Uma multidão expressiva marchou neste domingo (24/03) na histórica Praça de Maio, em Buenos Aires, na Argentina, a 48 anos do último golpe militar no país (1976-1983). Como marco da luta pelos direitos humanos diante dos crimes de lesa humanidade praticados durante esse período, a cada 24 de março, a Argentina comemora o Dia da Memória, Verdade e Justiça em todo o território nacional.
Foi a primeira marcha durante a gestão de Javier Milei, atual presidente do país. Portanto, além do sempre presente lema do Nunca Mais e fotografias dos ainda desaparecidos durante a última ditadura argentina, a marcha foi abandeirada com mensagens contrarias a atual gestão.
Cartazes esboçavam a rejeição social provocada pelo abarcativo Decreto de Necessidade e Urgência (DNU) do presidente, que afeta especialmente aos setores públicos e recorta aposentadoria, salários, medicamentos e importantes auxílios sociais, como é o caso do Potenciar Trabalho, um complemento de renda e equipamentos para trabalhadores informais de baixa renda. Milhares de beneficiários já foram cortados do programa social.
As ruas adjacentes à praça, lotadas, também eram palco de diversas manifestações com imagens relacionando Milei e sua vice, Victoria Villarruel, aos militares da ditadura. Diante das falas negacionistas de ambos desde a campanha eleitoral, a Argentina atravessa um momento até então inédito, desde a redemocratização, de validação da chamada “Teoria dos dois demônios“, que busca equiparar os crimes de lesa humanidade aos ataques que grupos guerrilheiros perpetuaram contra militares em resistência à ditadura.
Carola Vega, psicóloga e professora universitária, vai todos os anos à marcha, e identifica um significado particular na deste ano.
“Este ano tem mais peso porque há um retorno disso tudo que vivemos, em outras formas.

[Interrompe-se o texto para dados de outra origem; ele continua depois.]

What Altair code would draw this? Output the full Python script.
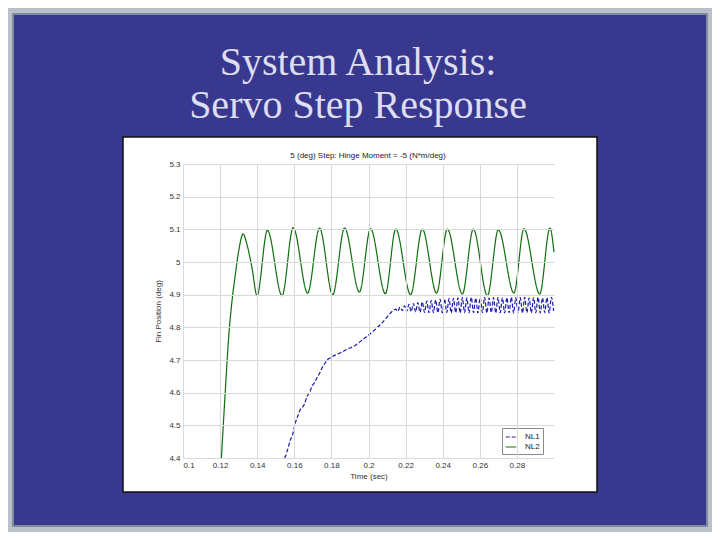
import altair as alt
import pandas as pd

# ---------------- data ----------------
slide_title = ["System Analysis:", "Servo Step Response"]
plot_title = ["5 (deg) Step: Hinge Moment = -5 (N*m/deg)"]
x_title = "Time (sec)"
y_title = "Fin Position (deg)"
series_names = ["NL1", "NL2"]

x_ticks = [0.1, 0.12, 0.14, 0.16, 0.18, 0.2, 0.22, 0.24, 0.26, 0.28]
y_ticks = [4.4, 4.5, 4.6, 4.7, 4.8, 4.9, 5.0, 5.1, 5.2, 5.3]

# NL2 (green, solid)
nl2_t = [0.1207, 0.1228, 0.1246, 0.1264, 0.1282, 0.1300, 0.1324, 0.1345, 0.1372, 0.1399,
         0.1455, 0.1534, 0.1594, 0.1672, 0.1736, 0.1807, 0.1871, 0.1951, 0.2011, 0.2091,
         0.2147, 0.2227, 0.2290, 0.2367, 0.2425, 0.2506, 0.2565, 0.2641, 0.2700, 0.2784,
         0.2838, 0.2923, 0.2978, 0.3000]
nl2_y = [4.400, 4.605, 4.768, 4.880, 4.961, 5.033, 5.086, 5.053, 4.982, 4.897,
         5.097, 4.897, 5.105, 4.905, 5.104, 4.900, 5.104, 4.908, 5.102, 4.903,
         5.101, 4.900, 5.101, 4.905, 5.101, 4.902, 5.101, 4.897, 5.099, 4.905,
         5.102, 4.902, 5.104, 5.030]

# NL1 (blue, dashed)
nl1_t = [0.1548, 0.1553, 0.1566, 0.1580, 0.1590, 0.1606, 0.1620, 0.1633, 0.1642, 0.1655,
         0.1669, 0.1682, 0.1696, 0.1710, 0.1723, 0.1737, 0.1750, 0.1763, 0.1777, 0.1795,
         0.1820, 0.1849, 0.1885, 0.1921, 0.1957, 0.1993, 0.2029, 0.2065, 0.2092, 0.2119,
         0.2135,
         0.2146, 0.2158, 0.2170, 0.2182, 0.2194, 0.2206, 0.2218, 0.2230, 0.2242, 0.2254,
         0.2266, 0.2278, 0.2290, 0.2302, 0.2314, 0.2326, 0.2338, 0.2350, 0.2362, 0.2374,
         0.2386, 0.2398, 0.2410, 0.2422, 0.2434, 0.2446, 0.2458, 0.2470, 0.2482, 0.2494,
         0.2506, 0.2518, 0.2530, 0.2542, 0.2554, 0.2566, 0.2578, 0.2590, 0.2602, 0.2614,
         0.2626, 0.2638, 0.2650, 0.2662, 0.2674, 0.2686, 0.2698, 0.2710, 0.2722, 0.2734,
         0.2746, 0.2758, 0.2770, 0.2782, 0.2794, 0.2806, 0.2818, 0.2830, 0.2842, 0.2854,
         0.2866, 0.2878, 0.2890, 0.2902, 0.2914, 0.2926, 0.2938, 0.2950, 0.2962, 0.2974,
         0.2986, 0.2998]
nl1_y = [4.400, 4.406, 4.430, 4.457, 4.470, 4.508, 4.530, 4.549, 4.554, 4.565,
         4.589, 4.600, 4.620, 4.632, 4.646, 4.660, 4.676, 4.688, 4.700, 4.707,
         4.715, 4.722, 4.733, 4.742, 4.757, 4.773, 4.790, 4.809, 4.826, 4.844,
         4.852,
         4.856, 4.849, 4.862, 4.851, 4.866, 4.849, 4.870, 4.848, 4.873, 4.847,
         4.876, 4.846, 4.878, 4.846, 4.880, 4.845, 4.882, 4.845, 4.884, 4.845,
         4.886, 4.844, 4.887, 4.845, 4.888, 4.844, 4.889, 4.845, 4.890, 4.844,
         4.891, 4.845, 4.890, 4.844, 4.892, 4.845, 4.890, 4.844, 4.891, 4.845,
         4.892, 4.844, 4.890, 4.845, 4.891, 4.844, 4.892, 4.845, 4.890, 4.844,
         4.891, 4.845, 4.892, 4.844, 4.890, 4.845, 4.891, 4.844, 4.892, 4.845,
         4.890, 4.844, 4.891, 4.845, 4.892, 4.844, 4.890, 4.845, 4.891, 4.844,
         4.892, 4.850]

df = pd.concat([
    pd.DataFrame({"t": nl1_t, "pos": nl1_y, "series": series_names[0]}),
    pd.DataFrame({"t": nl2_t, "pos": nl2_y, "series": series_names[1]}),
], ignore_index=True)

# ---------------- styling ----------------
W, H = 371, 294
BLUE_BG = "#38388f"
FONT = "Liberation Sans"

one = pd.DataFrame({"k": [0]})

slide_bg = alt.Chart(one).mark_rect(fill=BLUE_BG, stroke="#7f8aa0", strokeWidth=2).encode(
    x=alt.value(-170), x2=alt.value(524), y=alt.value(-150), y2=alt.value(362))

panel = alt.Chart(one).mark_rect(fill="white", stroke="#111111", strokeWidth=1.5).encode(
    x=alt.value(-60), x2=alt.value(414), y=alt.value(-27), y2=alt.value(328))

title_df = pd.DataFrame({"line": slide_title})
title1 = alt.Chart(title_df).transform_filter(alt.datum.line == slide_title[0]).mark_text(
    font="Liberation Serif", fontSize=40, color="#dedef2", align="center", baseline="alphabetic"
).encode(text="line:N", x=alt.value(175), y=alt.value(-89))
title2 = alt.Chart(title_df).transform_filter(alt.datum.line == slide_title[1]).mark_text(
    font="Liberation Serif", fontSize=40, color="#dedef2", align="center", baseline="alphabetic"
).encode(text="line:N", x=alt.value(175), y=alt.value(-46))

ptitle = alt.Chart(pd.DataFrame({"line": plot_title})).mark_text(
    font=FONT, fontSize=8, color="#222222", align="center", baseline="alphabetic"
).encode(text="line:N", x=alt.value(185), y=alt.value(-6))

lines = alt.Chart(df).mark_line(strokeWidth=1.2, interpolate="monotone").encode(
    x=alt.X("t:Q", scale=alt.Scale(domain=[0.1, 0.3], nice=False, zero=False),
            axis=alt.Axis(values=x_ticks, format="~g", title=x_title, zindex=1)),
    y=alt.Y("pos:Q", scale=alt.Scale(domain=[4.4, 5.3], nice=False, zero=False),
            axis=alt.Axis(values=y_ticks, format="~g", title=y_title, zindex=1)),
    color=alt.Color("series:N", scale=alt.Scale(domain=series_names, range=["#1c1ca8", "#0d700d"]),
                    legend=alt.Legend(title=None, orient="none", legendX=319, legendY=264)),
    strokeDash=alt.StrokeDash("series:N", scale=alt.Scale(domain=series_names, range=[[4, 2], [1, 0]]),
                              legend=alt.Legend(title=None, orient="none", legendX=319, legendY=264)),
    order="t:Q",
)

chart = alt.layer(slide_bg, panel, title1, title2, ptitle, lines).properties(
    width=W, height=H,
    autosize=alt.AutoSizeParams(type="none"),
    padding={"left": 175, "top": 156, "right": 158, "bottom": 74},
    background="#b9c0c8",
).configure_view(stroke="#9a9a9a", strokeWidth=1).configure_axis(
    grid=True, gridColor="#d9d9d9", gridWidth=1, domain=False, ticks=False,
    labelFont=FONT, labelFontSize=8, labelColor="#333333", labelPadding=3,
    titleFont=FONT, titleFontSize=8, titleFontWeight="normal", titleColor="#333333",
).configure_axisY(titlePadding=6).configure_axisX(titlePadding=3).configure_legend(
    fillColor="white", strokeColor="#8a8a8a", padding=3, labelFont=FONT, labelFontSize=8,
    labelColor="#222222", symbolType="stroke", symbolStrokeWidth=1.2, symbolSize=110,
    rowPadding=0, labelOffset=8, cornerRadius=0, labelLimit=60,
)

chart.save("out.html", embed_options={"renderer": "svg", "actions": False})
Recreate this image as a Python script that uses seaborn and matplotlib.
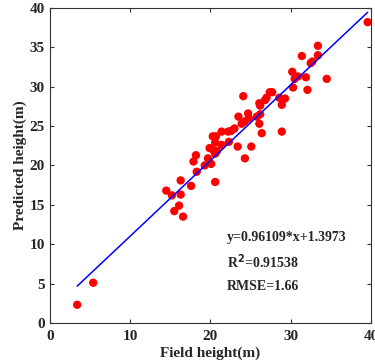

Mas não deixa de ser um retorno e uma ameaça à liberdade coletiva – mais do que a individual, que tanto eles pregam“, afirma.
A manifestante faz referência, neste caso, ao lema do movimento autodenominado libertário, que caracteriza a extrema direita argentina liderada por Javier Milei, que preza por um Estado mínimo e um discurso de liberdade individual que tende a beneficiar os setores mais ricos da sociedade.
Em apenas três meses de governo, portanto, foram diversas medidas extremas que cumprem o que o presidente prometeu em campanha: zero gradualismo e diminuição drástica do Estado. Já foram extintos meios públicos de comunicação, que garantiam que as notícias chegassem a todo o país, e instituições importantes, como o Inadi, o Instituto Nacional contra a Descriminação, a Xenofobia e o Racismo.
Por isso, não à toa o jornalista argentino Rodolfo Walsh, e sua Carta à Junta Militar, que lhe custou a vida durante a ditadura, são relembrados com forca nestes dias. Primam agora, em novos moldes, o mesmo modelo econômico e o autoritarismo que buscavam os militares naqueles tempos.
“Temos que conservar a memória coletiva individual, digo isso como psicóloga“, completa Carola Vega. “Temos que lembrar uns aos outros e a nós mesmos do horror que vivemos. É uma homenagem aos 30 mil desaparecidos“, ressalta.
A estudante de literatura Catalina Pastori, como parte da universidade pública em Buenos Aires, ressalta a importância maior de estar presente na marcha pelo Dia da Memória neste ano.
“Esse ano {e muito mais importante que qualquer outro. A 48 anos desse horror, estamos de novo com a democracia sob ameaça. A universidade está extremamente afetada por essas políticas, a economia estudantil sob risco e nós mesmos, como estudantes“, afirma a universitária.
Ela sustentava um cartaz em referência a uma frase de Villarruel sobre Milei, em que, em uma entrevista nos últimos dias, referiu-se ao presidente como um “presuntinho“ que estaria no meio de duas “mulheres bravas“: ela e Karina Milei, irmã do presidente.
Dezenas de organizações de direitos humanos se reuniram na Praça de Maio neste domingo. A organização Madres de Plaza de Mayo – Linha Fundadora concentrou-se mais cedo na Praça, e as Avós da Praça de Maio chegaram ao final. O governador da província de Buenos Aires, Axel Kicillof (União pela Pátria) o estava presente no caminhão com as avós e militantes da agrupação.
No documento final de parte das organizações da histórica marcha, voltaram a pedir justiça pelos desaparecidos, a abertura dos arquivos ainda ocultos dos militares e, em uníssono em toda a praça na calorosa tarde deste domingo, não ao DNU e às políticas de fome de Milei.